In mathematics, each proof or deductive chain of reason in represents a story or a sequence of stories to be told and repeated. The telling and repetition of stories or proofs links and develops skills and concepts in mathematics, one at a time and one after another, all in a repeatable and reproducible manner.. In each empirical theory, there are stories to be told and repeated in the development, construction and testing of skills and concepts, or skills and concepts, subject to the limitations of rule and pattern based thought. There-in lies a gamble. So no all certain. But many of the methods of mathematics appear to be repeatable, reproducible and hence reliable tools in science and commerce. So there is a chance, the methods are non-fiction.

Mathematics instruction may be given the task of providing students with an operational command of the calculating and reasoning or proof methods in mathematics, pure or applied or mixed, and an eventual awareness of benefits, origins and limitations of the rules and patterns involved in the subject and other disciplines.

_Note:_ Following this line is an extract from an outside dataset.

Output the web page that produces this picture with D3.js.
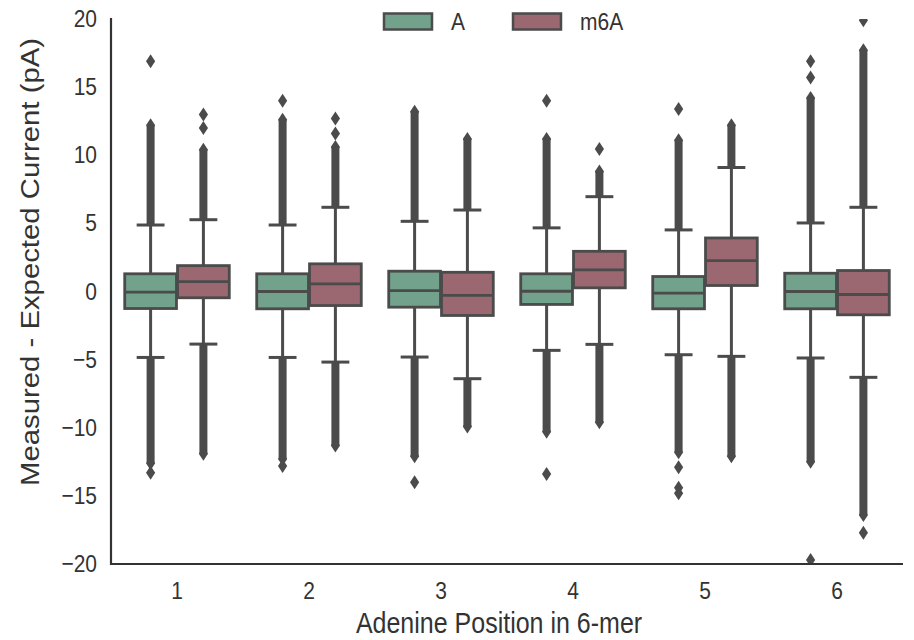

In education, the empirical hope or hypotheses that a student has an operational command of one area of proof or figuring can be tested by observing what a student writes or produces. If a student fails, more instruction or study is required while if a student passes the test, chances are he or she has master some mathematics, enough to continue instruction without review. Mathematics education is an empirical art in which instructor may observe the work of each student, and provide feedback or correction while the student is trying to follow the theories and methods of mathematics in a repeatable, reproducible and objective manner, modulo the limitations of rule and pattern based thought and processes.

Science, Mathematics and Education

Mathematics is called the Queen of Science. But mathematics is still an empirical science. Historically, the thought-based development of mathematics begins began with synthetic (coordinate-free) drawings in geometry to arrive at conclusions with the aid of axioms (assumed patterns). But the empirical limitations of the latter path, the use of drawings, appear in diagrams whose faults are only explained with the aid of analytic geometry, the use of coordinates. That use turns the development historical development of mathematics upside down. Synthetic geometry is now replaced by coordinate-based geometry - models in drawings are codified or represented by points and sets of points, models in which the properties of real numbers are now employed to arrive at conclusions. None the less, the empirical nature of pure mathematics stems in the origins of its axioms - assumed patterns which are not given, they are chosen. Here they are chosen to avoid inconsistencies met in previous attempts to provide a consistent thought based development of mathematics from axioms for real numbers - more precisely assumptions about sets that give a model of mathematics in which real numbers are represented or codified. Thus mathematics itself has an empirical origin, albeit one sufficient to imply repeatable and reproducible, and hence verifiable deductive chains of reason.

Hypothesis (Conjecture) Testing in mathematics: In a mathematics theory or model based on axioms (assumed patterns), we test of an statement or assertion by looking for a proof, that is, a deductive chain of reason starting with and only involving previously tested or proven deductive consequences of the axioms (assumed patterns). If a valid proof is found, the statement is considered to be tested and hence proven. That is subject to the comments above about works of fiction and non-fiction, consistent or otherwise.